Thursday, May 10, 2007

It's getting so that a person can't take a look at the world around him or her without feeling a strong sense of disgust at the brotherhood of human beings. Every once in a while, it will work out that the event that triggers said disgust is also uproariously funny. An example can be found in the famous episode from last month where one Red Sox fan channeled his displeasure at another fan who questioned his taste in haute cuisine into a small ball of rage and hurled a slab of pizza off the offender's dome.

Tonight, another event must be discussed which shows the breakdown of common decency in a very amusing fashion. One moron went to the symphony and would not shut his big yapper, to borrow a phrase from the late, lamented Chris Farley. Another patron requested that the chatty man keep his peace. And somewhere between there and comic immortality, a donnybrook erupted in the balcony at Symphony Hall in what once passed for the Athens of America before Music City (Nashville) built a replica of the Parthenon and stole the title away from Boston. And that brings us to tonight's tool of note segment.

What manner of man gets into a fistfight at a Boston Pops concert? Maybe if it were the big show on the Fourth of July outdoors on the Esplanade, I could see it. But at Symphony Hall? I know no man likes to get shushed (I imagine no woman cares for it either, but I try not to speak for my female readers), but this is simply not the way adults ought to behave. But have we really sunk so low as a society that unfinished business must be settled amid the dulcet tones of Schubert's Unfinished Symphony?

Lost in all this fanfare is a better question: why was Ben Folds performing with the Boston Pops?
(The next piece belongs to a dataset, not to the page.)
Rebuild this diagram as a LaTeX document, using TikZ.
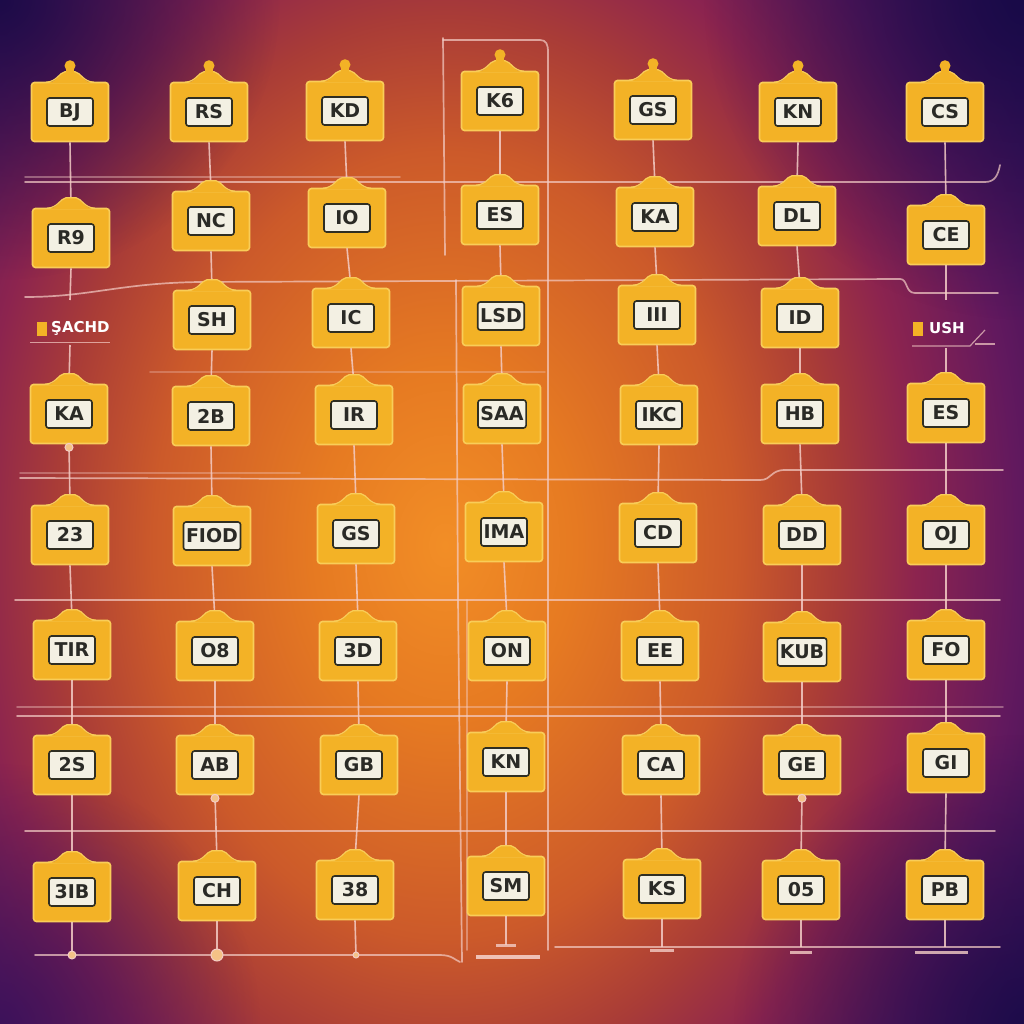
\documentclass[tikz,border=0pt]{standalone}
\usepackage{fontspec}
\setmainfont{DejaVu Sans}
\usetikzlibrary{fadings}
\definecolor{bgA}{HTML}{F28E26}
\definecolor{bgB}{HTML}{E67A22}
\definecolor{bgC}{HTML}{CC5A2A}
\definecolor{bgC2}{HTML}{A93C37}
\definecolor{bgD}{HTML}{8C244F}
\definecolor{bgE}{HTML}{62195E}
\definecolor{bgF}{HTML}{33105A}
\definecolor{bgG}{HTML}{160A46}
\definecolor{tagfill}{HTML}{F3B226}
\definecolor{tagedge}{HTML}{F9CD58}
\definecolor{lblbg}{HTML}{F3F0E3}
\definecolor{lbledge}{HTML}{2F2E22}
\definecolor{lbltext}{HTML}{2A2A26}
\definecolor{lineC}{HTML}{F4CDC6}
\pgfdeclareradialshading{bgshade}{\pgfpoint{0bp}{0bp}}{color(0bp)=(bgA); color(130bp)=(bgB); color(290bp)=(bgC); color(390bp)=(bgC2); color(470bp)=(bgD); color(570bp)=(bgE); color(690bp)=(bgF); color(820bp)=(bgG); color(950bp)=(bgG)}
\tikzfading[name=cornerfade, inner color=transparent!0, outer color=transparent!100]
\newcommand\tagat[4]{%
  \node[tagbox] (#1) at (#2,#3) {};
  \node[taglbl] (#1l) at (#1.center) {#4};}
\newcommand\tabon[1]{%
  \begin{scope}[shift={(#1.north)}]
    \fill[tagfill] (-24,1.5) .. controls (-13,1) and (-11,-9) .. (-5,-10) -- (5,-10) .. controls (11,-9) and (13,1) .. (24,1.5) -- cycle;
    \draw[tagedge, line width=1.2] (-24,0.5) .. controls (-13,0) and (-11,-9) .. (-5,-10) -- (5,-10) .. controls (11,-9) and (13,0) .. (24,0.5);
  \end{scope}}
\newcommand\knobon[1]{%
  \begin{scope}[shift={(#1.north)}]
    \fill[tagfill] (-4,-9) rectangle (4,-13);
    \fill[tagfill] (0,-16) circle (5.5);
  \end{scope}}
\begin{document}
\begin{tikzpicture}[x=1pt,y=-1pt,
  tagbox/.style={draw=tagedge, fill=tagfill, line width=1.6, rounded corners=3, minimum width=77, minimum height=59, inner sep=0},
  taglbl/.style={draw=lbledge, fill=lblbg, line width=1.6, rounded corners=2.5, minimum width=46, minimum height=28, inner sep=2.5, text=lbltext, font=\fontsize{19}{19}\selectfont\bfseries},
  conn/.style={draw=lineC, line width=1.6, opacity=.85},
  gridline/.style={draw=lineC, line width=1.7, opacity=.7, line cap=round},
  bead/.style={draw=lineC, fill=lineC!60!tagfill, line width=1},
  legtxt/.style={text=white, font=\fontsize{15}{15}\selectfont\bfseries, inner sep=1},
  legsq/.style={fill=tagfill, minimum width=10, minimum height=14, inner sep=0}]
\useasboundingbox (0,0) rectangle (1024,1024);
% background
\begin{scope}
  \clip (0,0) rectangle (1024,1024);
  \node[inner sep=0, outer sep=0] (bg) at (445,545) {\scalebox{1}[1.35]{\pgfuseshading{bgshade}}};
  \fill[bgG, path fading=cornerfade, opacity=.9] (0,0) circle (280);
  \fill[bgG, path fading=cornerfade, opacity=.9] (1024,0) circle (320);
  \fill[bgF, path fading=cornerfade, opacity=.8] (0,1024) circle (260);
  \fill[bgG, path fading=cornerfade, opacity=.8] (1024,1024) circle (290);
\end{scope}
% grid lines
\draw[gridline] (25,182) -- (985,182) .. controls (995,182) and (998,175) .. (1000,165);
\draw[gridline, opacity=.4] (25,177) -- (400,177);
\draw[gridline] (25,297) .. controls (90,297) and (120,283) .. (200,282) -- (900,279) .. controls (908,279) and (905,293) .. (915,293) -- (998,293);
\draw[gridline, opacity=.3] (150,372) -- (545,372);
\draw[gridline] (20,478) -- (760,480) .. controls (772,480) and (770,470) .. (785,470) -- (1003,470);
\draw[gridline, opacity=.35] (20,473) -- (300,473);
\draw[gridline] (15,600) -- (1000,600);
\draw[gridline, opacity=.4] (17,707) -- (1003,707);
\draw[gridline] (17,716) -- (1000,716);
\draw[gridline] (25,831) -- (995,831);
\draw[gridline] (35,955) -- (440,955) .. controls (452,955) and (455,960) .. (460,962);
\draw[gridline] (555,947) -- (1000,947);
\draw[gridline] (443,38) -- (445,255);
\draw[gridline] (443,40) -- (540,40) .. controls (546,40) and (548,44) .. (548,52) -- (548,950);
\draw[gridline] (456,280) -- (458,600) -- (462,962);
\draw[gridline, opacity=.45] (467,600) -- (467,950);
% column 1
\tagat{c1r1}{70}{112}{BJ}
\tagat{c1r2}{71}{238}{R9}
\tagat{c1r3}{69}{414}{KA}
\tagat{c1r4}{70}{535}{23}
\tagat{c1r5}{72}{650}{TIR}
\tagat{c1r6}{72}{765}{2S}
\tagat{c1r7}{72}{892}{3IB}
% column 2
\tagat{c2r1}{209}{112}{RS}
\tagat{c2r2}{211}{221}{NC}
\tagat{c2r3}{212}{320}{SH}
\tagat{c2r4}{211}{416}{2B}
\tagat{c2r5}{212}{536}{FIOD}
\tagat{c2r6}{215}{651}{O8}
\tagat{c2r7}{215}{765}{AB}
\tagat{c2r8}{217}{891}{CH}
% column 3
\tagat{c3r1}{345}{111}{KD}
\tagat{c3r2}{347}{218}{IO}
\tagat{c3r3}{351}{318}{IC}
\tagat{c3r4}{354}{415}{IR}
\tagat{c3r5}{356}{534}{GS}
\tagat{c3r6}{358}{651}{3D}
\tagat{c3r7}{359}{765}{GB}
\tagat{c3r8}{355}{890}{38}
% column 4
\tagat{c4r1}{500}{101}{K6}
\tagat{c4r2}{500}{215}{ES}
\tagat{c4r3}{501}{316}{LSD}
\tagat{c4r4}{502}{414}{SAA}
\tagat{c4r5}{504}{532}{IMA}
\tagat{c4r6}{507}{651}{ON}
\tagat{c4r7}{506}{762}{KN}
\tagat{c4r8}{506}{886}{SM}
% column 5
\tagat{c5r1}{653}{110}{GS}
\tagat{c5r2}{655}{217}{KA}
\tagat{c5r3}{657}{315}{III}
\tagat{c5r4}{659}{415}{IKC}
\tagat{c5r5}{658}{533}{CD}
\tagat{c5r6}{660}{651}{EE}
\tagat{c5r7}{661}{765}{CA}
\tagat{c5r8}{662}{889}{KS}
% column 6
\tagat{c6r1}{798}{112}{KN}
\tagat{c6r2}{797}{216}{DL}
\tagat{c6r3}{800}{318}{ID}
\tagat{c6r4}{800}{414}{HB}
\tagat{c6r5}{802}{535}{DD}
\tagat{c6r6}{802}{652}{KUB}
\tagat{c6r7}{802}{765}{GE}
\tagat{c6r8}{801}{890}{05}
% column 7
\tagat{c7r1}{945}{112}{CS}
\tagat{c7r2}{946}{235}{CE}
\tagat{c7r3}{946}{413}{ES}
\tagat{c7r4}{946}{535}{OJ}
\tagat{c7r5}{946}{650}{FO}
\tagat{c7r6}{946}{763}{GI}
\tagat{c7r7}{945}{890}{PB}
% legends
\node[legsq] (leg1sq) at (42,329) {};
\node[legtxt, anchor=west] (leg1) at (50,328) {ŞACHD};
\draw[lineC, line width=1, opacity=.7] (30,342) -- (110,342);
\node[legsq] (leg7sq) at (918,329) {};
\node[legtxt, anchor=west] (leg7) at (928,328) {USH};
\draw[lineC, line width=1.2, opacity=.7] (912,346) -- (970,346) -- (985,330);
\draw[lineC, line width=1.2, opacity=.7] (975,344) -- (995,344);
\coordinate (leg1top) at (70,300);
\coordinate (leg1bot) at (70,345);
\coordinate (leg7top) at (946,300);
\coordinate (leg7bot) at (946,348);
% connectors
\foreach \a/\b in {c1r1/c1r2, c1r3/c1r4, c1r4/c1r5, c1r5/c1r6, c1r6/c1r7,
  c2r1/c2r2, c2r2/c2r3, c2r3/c2r4, c2r4/c2r5, c2r5/c2r6, c2r6/c2r7, c2r7/c2r8,
  c3r1/c3r2, c3r2/c3r3, c3r3/c3r4, c3r4/c3r5, c3r5/c3r6, c3r6/c3r7, c3r7/c3r8,
  c4r1/c4r2, c4r2/c4r3, c4r3/c4r4, c4r4/c4r5, c4r5/c4r6, c4r6/c4r7, c4r7/c4r8,
  c5r1/c5r2, c5r2/c5r3, c5r3/c5r4, c5r4/c5r5, c5r5/c5r6, c5r6/c5r7, c5r7/c5r8,
  c6r1/c6r2, c6r2/c6r3, c6r3/c6r4, c6r4/c6r5, c6r5/c6r6, c6r6/c6r7, c6r7/c6r8,
  c7r1/c7r2, c7r3/c7r4, c7r4/c7r5, c7r5/c7r6, c7r6/c7r7}
  \draw[conn] (\a.south) -- (\b.north);
\draw[conn] (c1r2.south) -- (leg1top);
\draw[conn] (leg1bot) -- (c1r3.north);
\draw[conn] (c7r2.south) -- (leg7top);
\draw[conn] (leg7bot) -- (c7r3.north);
% bottom stubs
\coordinate (b1) at (72,955);
\coordinate (b2) at (217,955);
\coordinate (b3) at (356,955);
\coordinate (b4) at (506,945);
\coordinate (b5) at (662,947);
\coordinate (b6) at (801,947);
\coordinate (b7) at (945,947);
\foreach \n/\b in {c1r7/b1, c2r8/b2, c3r8/b3, c4r8/b4, c5r8/b5, c6r8/b6, c7r7/b7}
  \draw[conn] (\n.south) -- (\b);
\fill[bead] (b1) circle (4);
\fill[bead] (b2) circle (6);
\fill[bead] (b3) circle (3);
\draw[lineC, line width=4, opacity=.9] (476,957) -- (540,957);
\draw[lineC, line width=3, opacity=.8] (496,945) -- (516,945);
\draw[lineC, line width=3, opacity=.8] (650,950) -- (674,950);
\draw[lineC, line width=3, opacity=.8] (790,952) -- (812,952);
\draw[lineC, line width=3, opacity=.8] (915,952) -- (968,952);
\fill[bead] (c1r3.south) ++(0,3) circle (4);
\fill[bead] (c2r7.south) ++(0,3) circle (4);
\fill[bead] (c6r7.south) ++(0,3) circle (4);
% tabs
\foreach \n in {c1r1,c1r2,c1r3,c1r4,c1r5,c1r6,c1r7,
  c2r1,c2r2,c2r3,c2r4,c2r5,c2r6,c2r7,c2r8,
  c3r1,c3r2,c3r3,c3r4,c3r5,c3r6,c3r7,c3r8,
  c4r1,c4r2,c4r3,c4r4,c4r5,c4r6,c4r7,c4r8,
  c5r1,c5r2,c5r3,c5r4,c5r5,c5r6,c5r7,c5r8,
  c6r1,c6r2,c6r3,c6r4,c6r5,c6r6,c6r7,c6r8,
  c7r1,c7r2,c7r3,c7r4,c7r5,c7r6,c7r7}
  \tabon{\n};
\foreach \n in {c1r1,c2r1,c3r1,c4r1,c5r1,c6r1,c7r1}
  \knobon{\n};
\end{tikzpicture}
\end{document}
I understand that his work will be regarded by subsequent generations as the acme of technical precision and heart-felt passion in popular music in the late 20th and early 21st centuries, but does he really belong on stage in Boston Symphony Hall? Hell, who even knew he was still alive before all this happened?

I suppose I shouldn't lament the decline and fall of American civilization. After all, if it weren't for people acting like tools and other tools recording the scene for posterity (and our enjoyment), where would I find my material for these tool of note segments that so delight you. That's the nature of a catch 22. The world is falling apart around us, and all you can do sometimes is laugh.

It's just sad to see that once was the Cradle of American Liberty has descended into a morass of license. In case you wonder, the difference between liberty and license is simple. Liberty implies that you have the freedom to do what you want and the common sense to employ common courtesy. License means you settle your differences by throwing punches or pieces of pizza or worse as the opportunities present themselves with no regard for decorum.